Friday, April 1, 2022

Napoleon Symphony, by Anthony Burgess

 Wow, what a book. This man could write. I loved his turns of phrase:

When they woke up next noon, warm in twelve blankets each but with wooden mouths and coffin-makers hammering away in their skulls (201)

...some bearded bastard in the Kremlin heard the voice of God (167)

...and started to Koranize... (38)

...the young private must share of some transgression of the latter's which had been duly and Non-Commissionedly punished. (334) 

His vocabulary was quite advanced: simony, sarabanded, micturition, brume, swive, exogamia, pantisocracy, longitudo clitoralis, pellucid, cerement, marc, galligaskins, tisane, quiddity... Almost all of these words are currently underscored in red wavy lines. 

Can't really spoil this book.

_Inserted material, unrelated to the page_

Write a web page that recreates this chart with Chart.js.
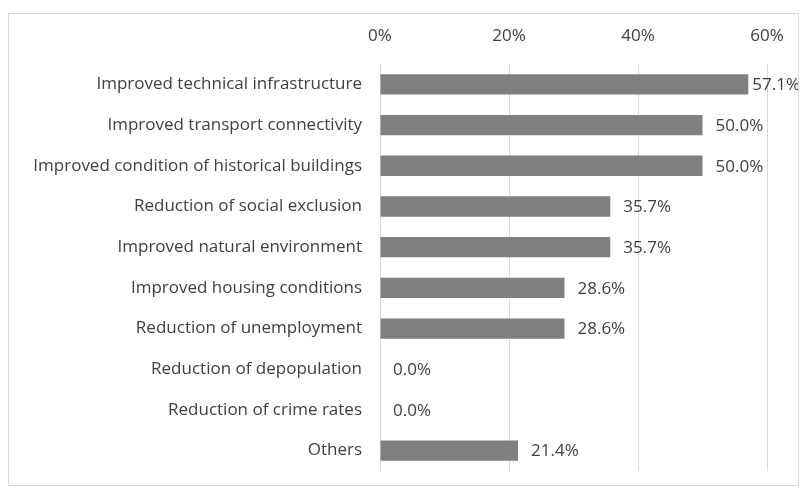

If you don't know already, Napoleon is dead. Burgess manages to make his history interesting. Great playing with time, like when the young Betsy went to get him a fancy snuff box but returned to two years earlier when she'd offered him a toy version of himself as a monkey. 

He also broke the fourth wall once in a delightful way:

Those of our readers who are prepared to seek occasional diversion in what may, for want of a more learned term, be described as literal magic, will perhaps be encouraged to ponder on the signification of the letter W in the truncated career of our incarcerated Corsican. (318)

The whole bit between the two (three?) doctors about Napoleon's lactose intolerance was hilarious; I could see it being done by the geniuses behind 'Allo, 'Allo. I practically LOL'd.